IMLAY CITY — A proposed purchase of land by Imlay City, from a private owner, continues to inch closer towards a final deal, pending public hearings in both the city and township.

The city is hoping to purchase the 250-acre parcel which would allow them to expand an industrial park. The current park is filled, according to city officials.

At last week’s city commission, a brief update was given on the proposed deal. Both the city and township intend to conduct public hearings before anything is completed.

The transaction is known as a Conditional 425 Property Transfer Agreement.

The red-shaded area on this map shows the boundary lines of a 425 agreement between Imlay City and the Township.

“People need to understand, this is a deal between a private owner and the city. It is not an annexation,” Township Supervisor Rick Farkas said at a recent township meeting. “The property owner contacted the city originally.”

Attorneys for both sides are hammering out the final details. While the city stands to obtain 250 acres, the township will be receiving benefits as well, including utility connections.

Once attorneys for both entities finish their review, and public hearings are held, the contract will be ready to sign.

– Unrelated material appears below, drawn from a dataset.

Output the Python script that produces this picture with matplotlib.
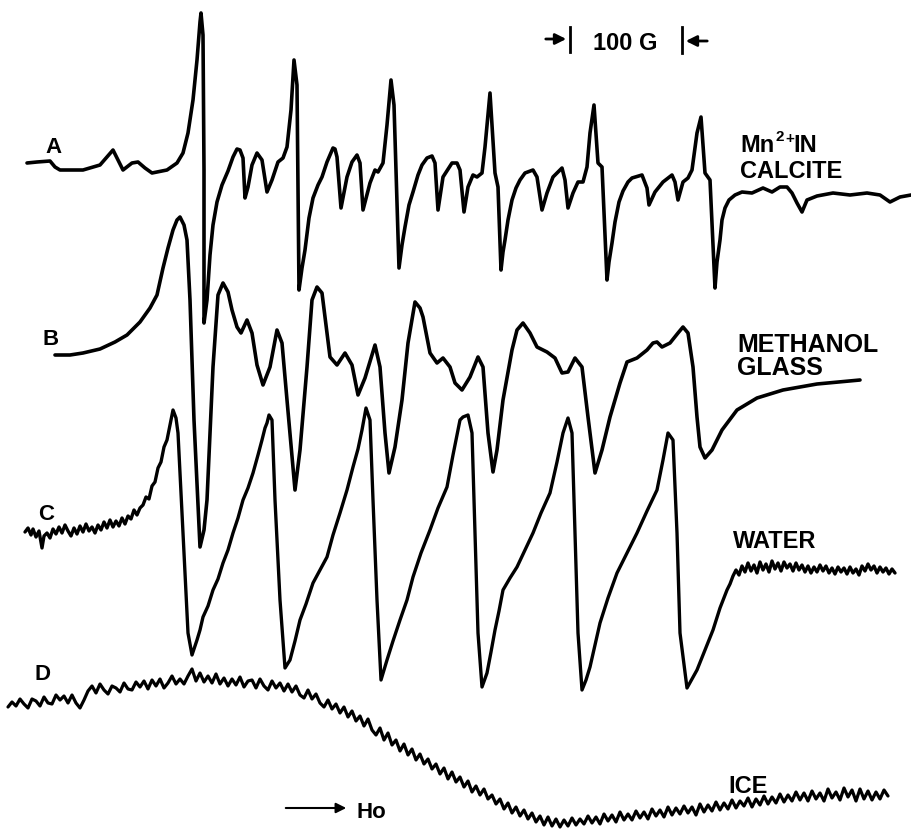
import matplotlib
matplotlib.use("Agg")
import matplotlib.pyplot as plt

# ---- Trace A: Mn2+ in calcite (pixel-read positions of the recorder trace) ----
A_x = [27,37,50,55,60,83,100,107,113,118,123,132,138,145,152,167,177,183,188,193,197,200,201,203,204,204,
       207,210,213,217,222,228,233,237,240,243,245,248,252,257,262,267,272,278,283,287,291,294,297,299,
       302,305,309,313,318,322,327,333,335,337,341,347,352,357,360,363,370,375,378,383,387,391,394,399,
       402,405,409,413,418,422,427,432,435,438,443,452,457,460,464,468,473,477,482,485,490,493,495,498,501,
       503,505,508,512,516,520,525,533,537,542,547,553,562,565,568,573,578,583,587,590,594,598,602,607,
       609,612,615,619,623,628,632,642,647,649,655,663,672,675,678,683,688,692,697,701,705,710,715,
       717,720,722,725,729,735,742,752,763,772,780,787,792,797,802,807,817,833,850,867,880,890,900,911]
A_y = [163,162,161,167,170,170,165,157,150,160,170,163,162,168,173,170,163,153,133,100,60,22,13,35,170,323,
       300,255,225,202,185,171,157,149,150,158,198,187,165,153,160,192,180,162,158,147,110,60,85,290,
       268,250,218,198,185,177,162,148,149,157,208,177,162,155,163,210,183,170,172,163,125,80,105,268,
       245,227,205,192,175,165,158,156,163,210,177,163,163,170,212,187,175,177,173,147,93,140,173,187,270,
       252,240,220,200,188,180,173,170,177,210,193,177,168,180,208,193,182,182,167,133,105,163,167,280,
       262,243,222,202,191,182,178,175,188,205,192,182,175,182,200,182,178,170,133,117,173,180,288,
       262,240,220,208,200,195,192,193,188,192,187,187,193,203,212,200,196,193,195,193,195,202,197,195]

# ---- Trace B: methanol glass ----
B_x = [55,70,83,100,115,127,140,150,157,163,168,173,177,180,184,187,190,194,200,204,207,213,218,223,228,232,237,241,247,252,257,263,270,277,282,287,295,300,307,312,317,322,327,330,337,345,352,358,365,375,380,385,389,395,402,408,415,420,423,430,437,443,450,455,462,470,478,483,488,493,497,503,512,517,523,530,537,547,555,562,568,575,582,588,595,602,610,620,627,637,647,653,657,662,670,678,683,688,693,697,700,705,712,722,737,757,783,817,860]
B_y = [355,355,353,349,342,335,322,308,295,268,248,230,220,217,225,240,300,420,547,530,500,367,295,283,292,310,327,333,320,333,365,385,367,330,343,400,490,450,367,300,287,293,333,357,365,353,365,395,378,345,367,433,473,447,400,343,302,308,317,353,363,358,367,383,390,377,357,367,433,472,450,400,350,330,323,333,347,352,358,373,372,358,367,417,473,450,417,383,362,358,350,343,342,347,343,333,327,333,367,417,447,458,450,430,410,398,390,384,380]

# ---- Trace C: water ----
C_x = [25,28,31,33,36,39,42,44,47,50,53,56,59,62,65,68,71,74,77,80,83,86,89,92,95,98,101,104,107,110,113,116,119,122,125,128,131,134,137,140,143,146,149,152,155,158,161,164,167,170,173,
       176,178,183,188,192,197,200,203,208,213,218,223,228,233,238,243,248,253,258,262,265,267,269,272,275,280,285,290,295,300,306,313,320,327,333,340,347,353,358,362,366,370,373,377,381,387,393,400,407,413,421,430,438,447,453,460,463,468,472,475,478,482,487,491,495,499,503,510,517,525,533,541,550,557,563,568,572,575,578,582,586,590,595,600,608,617,627,637,647,657,663,668,673,677,680,687,692,697,705,713,720,727,730,733,
       736,739,742,745,748,751,754,757,760,763,766,769,772,775,778,781,784,787,790,793,796,799,802,805,808,811,814,817,820,823,826,829,832,835,838,841,844,847,850,853,856,859,862,865,868,871,874,877,880,883,886,889,892,895]
C_y = [532,528,535,529,537,531,548,536,533,538,529,534,527,533,525,531,536,528,534,526,532,524,531,527,533,525,530,522,528,520,527,521,526,518,524,516,519,510,515,508,505,497,499,486,482,468,462,447,440,425,410,
       418,433,533,633,655,640,630,617,606,590,579,563,550,533,518,500,488,473,455,440,428,423,415,420,500,600,668,660,641,620,604,583,570,557,535,513,490,467,449,430,408,420,500,600,680,660,641,620,600,577,553,530,508,487,455,420,417,415,433,533,633,687,673,652,630,611,590,578,567,550,533,513,493,462,433,418,433,533,633,690,680,667,645,623,598,573,553,533,511,490,460,433,440,533,633,688,679,670,650,630,608,590,584,576,
       570,575,566,572,563,571,565,573,562,570,564,572,561,569,563,571,562,568,564,571,563,570,565,572,566,573,567,572,565,571,566,573,568,574,567,572,568,574,567,573,569,575,566,571,564,570,566,573,567,572,568,574,569,573]

# ---- Trace D: ice ----
D_x = list(range(8, 892, 4))
D_y = [707,702,706,699,704,708,699,701,706,697,
       703,704,695,700,696,703,695,703,708,700,
       691,686,693,684,690,694,686,688,692,683,
       689,690,682,687,681,689,680,686,679,688,
       683,676,684,679,684,676,669,681,673,682,
       676,683,674,684,678,686,679,685,677,687,
       681,680,688,679,686,690,681,688,683,691,
       684,692,686,695,698,690,699,694,703,707,
       700,709,704,713,707,717,711,721,716,726,
       719,730,735,728,740,733,745,740,751,744,
       755,749,760,754,764,759,769,764,774,768,
       779,772,782,777,787,781,792,786,795,789,
       799,795,804,799,809,803,813,807,816,810,
       819,813,822,816,825,817,826,819,827,820,
       826,818,825,819,824,816,823,817,824,814,
       821,815,822,812,820,814,820,811,818,812,
       819,809,816,810,817,807,815,808,814,806,
       813,807,815,804,812,805,811,802,810,803,
       809,800,808,801,806,798,807,799,805,796,
       804,797,803,794,802,795,801,792,800,793,
       801,791,799,793,801,789,798,792,800,788,
       797,790,801,789,799,791,800,792,799,790,
       796]

trace_letters = ["A", "B", "C", "D"]
letter_pos = [(45, 153), (43, 345), (38, 520), (35, 680)]

FONT = "Liberation Sans"

fig = plt.figure(figsize=(9.11, 8.34), dpi=100)
ax = fig.add_axes([0, 0, 1, 1])
ax.set_xlim(0, 911)
ax.set_ylim(834, 0)
ax.axis("off")

kw = dict(color="black", solid_joinstyle="round", solid_capstyle="round")
ax.plot(A_x, A_y, lw=2.6, **kw)
ax.plot(B_x, B_y, lw=2.6, **kw)
ax.plot(C_x, C_y, lw=2.4, **kw)
ax.plot(D_x, D_y, lw=2.3, **kw)

for lab, (x, y) in zip(trace_letters, letter_pos):
    ax.text(x, y, lab, fontsize=16, fontweight="bold", family=FONT, va="baseline", ha="left")

tk = dict(fontsize=17, fontweight="bold", family=FONT, va="baseline", ha="left")
tk18 = dict(tk, fontsize=18)
ax.text(740, 152, "Mn", **tk)
ax.text(775, 141, "2", fontsize=11, fontweight="bold", family=FONT, va="baseline")
ax.text(785, 143, "+", fontsize=11, fontweight="bold", family=FONT, va="baseline")
ax.text(793, 152, "IN", **tk)
ax.text(740, 178, "CALCITE", **tk)
ax.text(737, 352, "METHANOL", **tk18)
ax.text(737, 375, "GLASS", **tk18)
ax.text(733, 548, "WATER", **tk)
ax.text(728, 793, "ICE", **tk)
ax.text(593, 50, "100 G", **tk)
ax.text(357, 818, "Ho", fontsize=16, fontweight="bold", family=FONT, va="baseline", ha="left")

# scale bar (100 G)
ax.plot([570, 570], [27, 52], color="black", lw=2.0)
ax.plot([682, 682], [27, 53], color="black", lw=2.0)
ax.annotate("", xy=(569, 39), xytext=(543, 39),
            arrowprops=dict(arrowstyle="-|>", lw=2.0, color="black", mutation_scale=16))
ax.annotate("", xy=(683, 41), xytext=(710, 41),
            arrowprops=dict(arrowstyle="-|>", lw=2.0, color="black", mutation_scale=16))
# field direction arrow
ax.annotate("", xy=(349, 808), xytext=(283, 808),
            arrowprops=dict(arrowstyle="-|>", lw=1.5, color="black", mutation_scale=15))

fig.savefig("out.png", dpi=100)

The property is located on both sides of Blacks Corners Road, south of Newark Road. The majority of the acreage (200 acres) is on the west side of the road. A small section of the proposed land (50 acres) is on the east side, adjacent to heavily-used soccer fields.

The property does not include the athletic fields that are just north of the I-69 expressway.

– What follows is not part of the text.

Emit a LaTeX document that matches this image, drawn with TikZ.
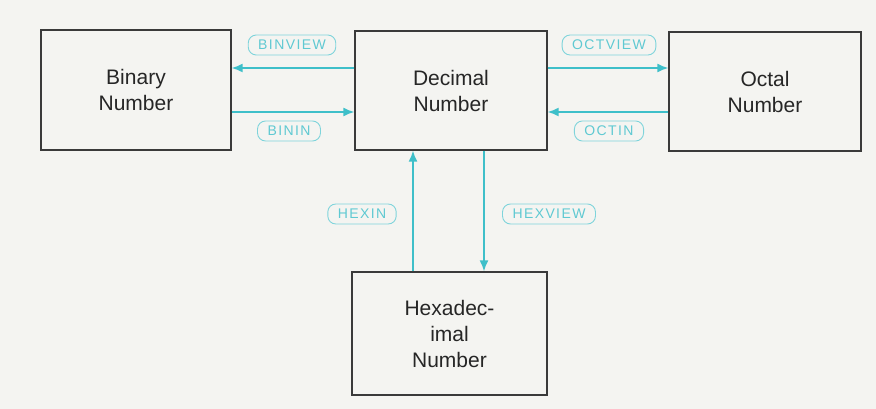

“Our current industrial park is filled to capacity,” Horton told the commission at a recent meeting. “We need to have more space so we can market Imlay City to potential businesses that may want to locate here.”

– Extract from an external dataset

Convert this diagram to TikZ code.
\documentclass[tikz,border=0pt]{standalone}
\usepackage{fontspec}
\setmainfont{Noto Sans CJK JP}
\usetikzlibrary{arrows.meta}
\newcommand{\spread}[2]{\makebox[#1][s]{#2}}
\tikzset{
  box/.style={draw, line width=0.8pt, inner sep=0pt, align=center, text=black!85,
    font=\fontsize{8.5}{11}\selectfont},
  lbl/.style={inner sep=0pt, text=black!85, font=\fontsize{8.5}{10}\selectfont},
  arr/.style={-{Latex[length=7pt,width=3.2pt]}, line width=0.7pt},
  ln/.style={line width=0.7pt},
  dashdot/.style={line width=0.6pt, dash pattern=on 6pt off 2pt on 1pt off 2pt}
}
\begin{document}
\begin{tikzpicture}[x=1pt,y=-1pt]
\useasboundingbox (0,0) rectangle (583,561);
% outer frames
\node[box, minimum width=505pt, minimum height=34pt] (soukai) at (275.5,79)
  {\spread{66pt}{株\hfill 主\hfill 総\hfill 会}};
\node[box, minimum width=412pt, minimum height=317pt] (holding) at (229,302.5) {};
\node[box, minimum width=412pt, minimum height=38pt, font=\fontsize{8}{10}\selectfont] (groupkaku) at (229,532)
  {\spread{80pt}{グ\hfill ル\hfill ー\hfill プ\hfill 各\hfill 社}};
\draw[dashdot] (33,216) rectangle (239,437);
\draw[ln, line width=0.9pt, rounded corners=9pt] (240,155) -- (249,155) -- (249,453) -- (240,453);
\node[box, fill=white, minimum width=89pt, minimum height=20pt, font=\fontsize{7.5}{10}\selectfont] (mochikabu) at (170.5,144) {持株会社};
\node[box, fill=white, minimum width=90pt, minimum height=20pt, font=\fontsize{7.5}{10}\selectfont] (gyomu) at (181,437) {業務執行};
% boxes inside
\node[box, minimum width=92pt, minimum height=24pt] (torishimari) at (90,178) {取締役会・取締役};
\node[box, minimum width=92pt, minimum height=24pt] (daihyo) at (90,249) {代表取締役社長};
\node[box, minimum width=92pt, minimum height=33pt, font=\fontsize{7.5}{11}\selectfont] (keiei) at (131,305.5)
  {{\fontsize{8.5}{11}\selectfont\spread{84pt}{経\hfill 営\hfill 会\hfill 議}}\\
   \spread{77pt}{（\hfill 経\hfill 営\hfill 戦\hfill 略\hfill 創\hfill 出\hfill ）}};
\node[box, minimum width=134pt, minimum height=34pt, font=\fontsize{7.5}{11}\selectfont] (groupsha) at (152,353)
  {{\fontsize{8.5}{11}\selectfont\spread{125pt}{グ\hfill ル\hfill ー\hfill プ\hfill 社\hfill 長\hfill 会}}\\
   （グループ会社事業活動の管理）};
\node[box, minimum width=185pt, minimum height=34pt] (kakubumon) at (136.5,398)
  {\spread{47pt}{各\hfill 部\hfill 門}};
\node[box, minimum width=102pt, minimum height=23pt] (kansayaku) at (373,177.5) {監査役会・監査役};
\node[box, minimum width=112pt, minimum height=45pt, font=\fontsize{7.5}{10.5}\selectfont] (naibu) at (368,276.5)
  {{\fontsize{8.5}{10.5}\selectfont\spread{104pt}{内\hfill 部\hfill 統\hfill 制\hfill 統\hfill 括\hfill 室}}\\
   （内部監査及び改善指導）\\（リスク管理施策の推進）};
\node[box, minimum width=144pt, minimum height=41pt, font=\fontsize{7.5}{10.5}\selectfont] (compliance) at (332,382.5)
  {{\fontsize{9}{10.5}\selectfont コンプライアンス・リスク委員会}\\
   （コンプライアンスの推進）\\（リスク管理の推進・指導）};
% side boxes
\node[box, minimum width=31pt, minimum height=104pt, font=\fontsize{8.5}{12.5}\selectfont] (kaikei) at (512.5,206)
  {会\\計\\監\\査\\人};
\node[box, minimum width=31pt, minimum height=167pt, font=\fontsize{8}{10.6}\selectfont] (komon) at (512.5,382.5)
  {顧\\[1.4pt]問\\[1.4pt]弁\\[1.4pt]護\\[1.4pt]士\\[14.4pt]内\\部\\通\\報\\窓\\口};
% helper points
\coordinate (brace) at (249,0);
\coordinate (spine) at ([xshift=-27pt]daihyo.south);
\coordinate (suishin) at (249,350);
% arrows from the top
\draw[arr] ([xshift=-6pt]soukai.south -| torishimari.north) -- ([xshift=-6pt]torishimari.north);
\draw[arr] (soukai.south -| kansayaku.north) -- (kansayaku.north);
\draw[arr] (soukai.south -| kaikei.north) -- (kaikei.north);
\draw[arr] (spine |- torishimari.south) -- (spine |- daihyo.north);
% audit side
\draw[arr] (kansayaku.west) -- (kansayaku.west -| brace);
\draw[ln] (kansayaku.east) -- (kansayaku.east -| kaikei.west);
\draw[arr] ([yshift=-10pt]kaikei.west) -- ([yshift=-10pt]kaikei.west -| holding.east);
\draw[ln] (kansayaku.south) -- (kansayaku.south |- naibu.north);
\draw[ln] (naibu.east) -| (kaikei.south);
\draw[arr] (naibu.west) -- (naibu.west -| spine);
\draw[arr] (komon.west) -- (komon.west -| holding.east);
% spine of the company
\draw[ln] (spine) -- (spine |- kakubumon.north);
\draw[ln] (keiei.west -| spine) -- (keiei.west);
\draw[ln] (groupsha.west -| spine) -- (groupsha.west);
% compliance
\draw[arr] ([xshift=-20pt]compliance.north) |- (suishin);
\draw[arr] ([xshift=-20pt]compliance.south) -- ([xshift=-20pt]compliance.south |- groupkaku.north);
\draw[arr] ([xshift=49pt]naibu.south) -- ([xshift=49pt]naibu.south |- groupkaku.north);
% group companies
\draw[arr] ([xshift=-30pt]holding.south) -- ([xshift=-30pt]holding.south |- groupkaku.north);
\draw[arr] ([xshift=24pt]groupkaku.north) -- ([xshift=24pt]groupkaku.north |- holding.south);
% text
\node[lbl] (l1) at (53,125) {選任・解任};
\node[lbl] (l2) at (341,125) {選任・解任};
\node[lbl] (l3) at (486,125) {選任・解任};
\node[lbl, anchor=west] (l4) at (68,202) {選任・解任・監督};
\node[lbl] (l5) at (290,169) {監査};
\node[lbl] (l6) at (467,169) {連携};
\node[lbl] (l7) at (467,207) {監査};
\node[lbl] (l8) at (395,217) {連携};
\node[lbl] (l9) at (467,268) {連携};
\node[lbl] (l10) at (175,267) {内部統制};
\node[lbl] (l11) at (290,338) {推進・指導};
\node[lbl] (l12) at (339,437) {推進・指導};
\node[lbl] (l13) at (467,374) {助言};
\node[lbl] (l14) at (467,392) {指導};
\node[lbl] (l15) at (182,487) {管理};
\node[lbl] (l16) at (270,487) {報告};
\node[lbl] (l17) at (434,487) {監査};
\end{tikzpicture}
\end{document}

Under Article 111 of the agreement, Sharing of Taxes and Other Revenues, the city proposes paying the township three mills on taxable value of the transferred property during a period of 25 years. The township has countered with a request of 50 years and four mills.

In the 12-page document, the city anticipates having to install public services and other utilities in an infrastructure project that is estimated to cost four million dollars.

The economic development project, that is allowed under the Act 425 agreement, is commonly known as the Imlay City Expansion Project.

The 425 draft proposal goes on to say, “It is understood and agreed between the parties that the foregoing payments are for the purpose of compensating the Township of Imlay for lost revenues resulting from the transfer of the property to the City of Imlay City’s jurisdiction.”

While a few revisions of an agreement are expected to be further discussed, Horton told the city commission he remains confident an agreement with the township, that is fair to both sides, can soon be reached.

Before any deal is agreed to, Supervisor Farkas said the township intends to have at least one public hearing for residents to voice their concerns.

In other city commission news, an update on the Sage Creek project was given.

Attorneys for both sides are nearing agreement on final language of the contract and both sides are waiting on an environmental report from EGLE, regarding the soil conditions at the former DPW building on Third St.

The former fire hall is one of three buildings owners of Sage Creek are wanting to purchase to bring their successful winery business to Imlay City.

Imlay City has offered three parcels to Sage Creek at a cost of $50,000.